## OBJECTIVE
Across the entries, how many lines have the string "that" in them? Reply with only a number.

Start of DATA EXCERPTS

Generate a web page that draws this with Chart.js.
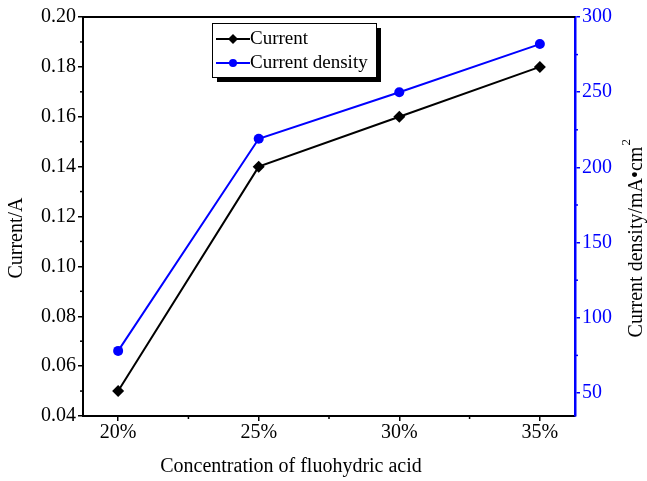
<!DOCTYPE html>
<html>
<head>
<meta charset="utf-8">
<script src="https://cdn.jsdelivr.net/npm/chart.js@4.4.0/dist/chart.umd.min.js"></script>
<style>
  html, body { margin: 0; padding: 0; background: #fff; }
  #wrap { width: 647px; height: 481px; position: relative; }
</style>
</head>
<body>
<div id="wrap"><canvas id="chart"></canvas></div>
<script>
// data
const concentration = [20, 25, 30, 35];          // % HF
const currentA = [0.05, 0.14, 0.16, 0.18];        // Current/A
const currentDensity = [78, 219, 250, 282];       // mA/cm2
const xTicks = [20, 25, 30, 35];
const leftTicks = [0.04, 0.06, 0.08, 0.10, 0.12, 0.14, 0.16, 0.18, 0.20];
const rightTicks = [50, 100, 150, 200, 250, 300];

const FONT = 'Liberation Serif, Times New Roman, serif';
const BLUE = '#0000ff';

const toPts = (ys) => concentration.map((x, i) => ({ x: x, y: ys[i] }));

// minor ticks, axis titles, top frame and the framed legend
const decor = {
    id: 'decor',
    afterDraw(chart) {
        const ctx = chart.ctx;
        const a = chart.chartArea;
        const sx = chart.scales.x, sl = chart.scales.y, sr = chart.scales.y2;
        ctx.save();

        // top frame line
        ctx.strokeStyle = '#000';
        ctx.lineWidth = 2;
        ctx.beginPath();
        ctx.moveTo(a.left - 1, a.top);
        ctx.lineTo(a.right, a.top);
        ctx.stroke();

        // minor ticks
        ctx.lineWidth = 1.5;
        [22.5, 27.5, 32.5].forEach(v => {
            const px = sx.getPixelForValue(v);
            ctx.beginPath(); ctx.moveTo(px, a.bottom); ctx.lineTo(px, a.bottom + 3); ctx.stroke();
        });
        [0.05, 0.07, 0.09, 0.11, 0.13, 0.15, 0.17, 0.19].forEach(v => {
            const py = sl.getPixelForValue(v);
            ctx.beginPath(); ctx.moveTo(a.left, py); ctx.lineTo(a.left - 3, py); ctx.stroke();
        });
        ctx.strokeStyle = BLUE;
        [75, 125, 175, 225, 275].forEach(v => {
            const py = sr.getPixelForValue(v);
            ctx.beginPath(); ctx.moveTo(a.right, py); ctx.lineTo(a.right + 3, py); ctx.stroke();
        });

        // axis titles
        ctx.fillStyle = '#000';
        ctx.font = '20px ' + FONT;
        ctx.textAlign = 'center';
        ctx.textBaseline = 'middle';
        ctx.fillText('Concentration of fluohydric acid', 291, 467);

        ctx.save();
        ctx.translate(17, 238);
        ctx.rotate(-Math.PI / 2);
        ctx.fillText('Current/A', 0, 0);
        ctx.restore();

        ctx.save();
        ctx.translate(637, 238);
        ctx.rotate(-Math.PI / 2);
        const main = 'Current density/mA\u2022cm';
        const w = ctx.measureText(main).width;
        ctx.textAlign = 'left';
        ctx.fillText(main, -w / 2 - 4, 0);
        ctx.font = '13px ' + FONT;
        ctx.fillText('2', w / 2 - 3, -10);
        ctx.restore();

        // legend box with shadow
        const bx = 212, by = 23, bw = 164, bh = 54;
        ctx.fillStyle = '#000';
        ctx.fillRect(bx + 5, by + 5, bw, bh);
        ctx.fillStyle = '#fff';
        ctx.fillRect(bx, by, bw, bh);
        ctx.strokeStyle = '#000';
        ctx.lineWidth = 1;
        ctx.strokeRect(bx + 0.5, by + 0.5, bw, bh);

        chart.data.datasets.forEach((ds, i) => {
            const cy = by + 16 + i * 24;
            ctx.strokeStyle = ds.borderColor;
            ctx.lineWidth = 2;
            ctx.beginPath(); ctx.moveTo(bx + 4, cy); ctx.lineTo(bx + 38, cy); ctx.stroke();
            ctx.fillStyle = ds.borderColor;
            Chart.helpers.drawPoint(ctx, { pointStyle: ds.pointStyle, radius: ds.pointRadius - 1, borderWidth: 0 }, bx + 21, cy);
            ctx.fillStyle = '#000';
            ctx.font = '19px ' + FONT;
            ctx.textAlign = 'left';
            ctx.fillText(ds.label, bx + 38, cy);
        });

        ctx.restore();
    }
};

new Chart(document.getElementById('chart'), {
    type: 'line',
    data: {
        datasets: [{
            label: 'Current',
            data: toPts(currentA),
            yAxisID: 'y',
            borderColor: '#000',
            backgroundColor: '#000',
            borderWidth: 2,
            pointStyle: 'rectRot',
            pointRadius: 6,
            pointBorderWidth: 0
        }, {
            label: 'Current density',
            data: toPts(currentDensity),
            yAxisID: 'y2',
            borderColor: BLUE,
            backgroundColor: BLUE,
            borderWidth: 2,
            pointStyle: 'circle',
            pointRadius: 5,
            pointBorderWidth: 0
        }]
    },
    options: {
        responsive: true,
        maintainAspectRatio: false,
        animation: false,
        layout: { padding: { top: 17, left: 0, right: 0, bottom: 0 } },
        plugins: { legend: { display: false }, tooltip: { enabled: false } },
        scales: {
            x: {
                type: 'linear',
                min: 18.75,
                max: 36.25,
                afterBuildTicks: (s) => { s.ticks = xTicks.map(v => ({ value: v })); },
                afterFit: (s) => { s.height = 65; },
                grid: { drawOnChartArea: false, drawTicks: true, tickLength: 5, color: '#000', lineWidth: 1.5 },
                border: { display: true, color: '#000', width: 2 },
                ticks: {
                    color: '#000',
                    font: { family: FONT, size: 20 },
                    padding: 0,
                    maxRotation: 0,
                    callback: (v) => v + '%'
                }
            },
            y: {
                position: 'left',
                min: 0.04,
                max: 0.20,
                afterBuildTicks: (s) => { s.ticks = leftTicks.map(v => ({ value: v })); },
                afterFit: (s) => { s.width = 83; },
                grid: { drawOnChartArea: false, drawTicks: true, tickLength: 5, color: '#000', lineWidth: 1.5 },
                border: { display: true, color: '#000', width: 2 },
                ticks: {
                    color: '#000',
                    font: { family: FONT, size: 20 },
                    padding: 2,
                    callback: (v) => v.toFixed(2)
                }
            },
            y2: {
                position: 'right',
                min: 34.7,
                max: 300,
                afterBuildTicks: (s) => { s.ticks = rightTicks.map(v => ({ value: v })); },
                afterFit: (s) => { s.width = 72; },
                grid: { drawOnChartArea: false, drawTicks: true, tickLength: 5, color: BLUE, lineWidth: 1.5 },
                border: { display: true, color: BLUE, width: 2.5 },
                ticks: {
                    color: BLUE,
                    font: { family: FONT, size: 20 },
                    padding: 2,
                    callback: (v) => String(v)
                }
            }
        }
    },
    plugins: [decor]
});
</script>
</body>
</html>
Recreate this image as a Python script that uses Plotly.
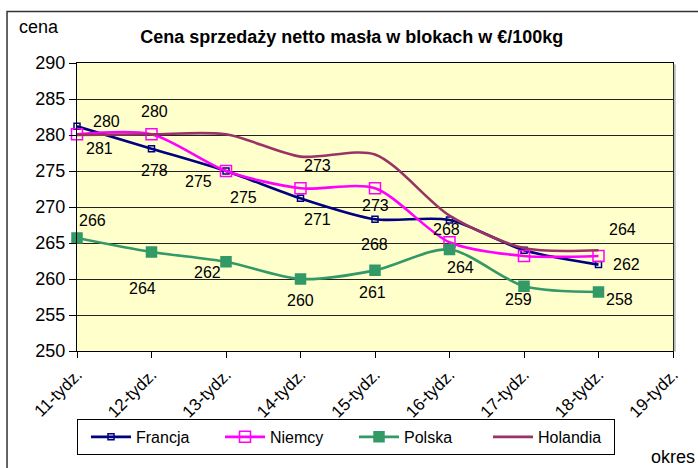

End of DATA EXCERPTS

## SOLUTION TO THE EXERCISE
2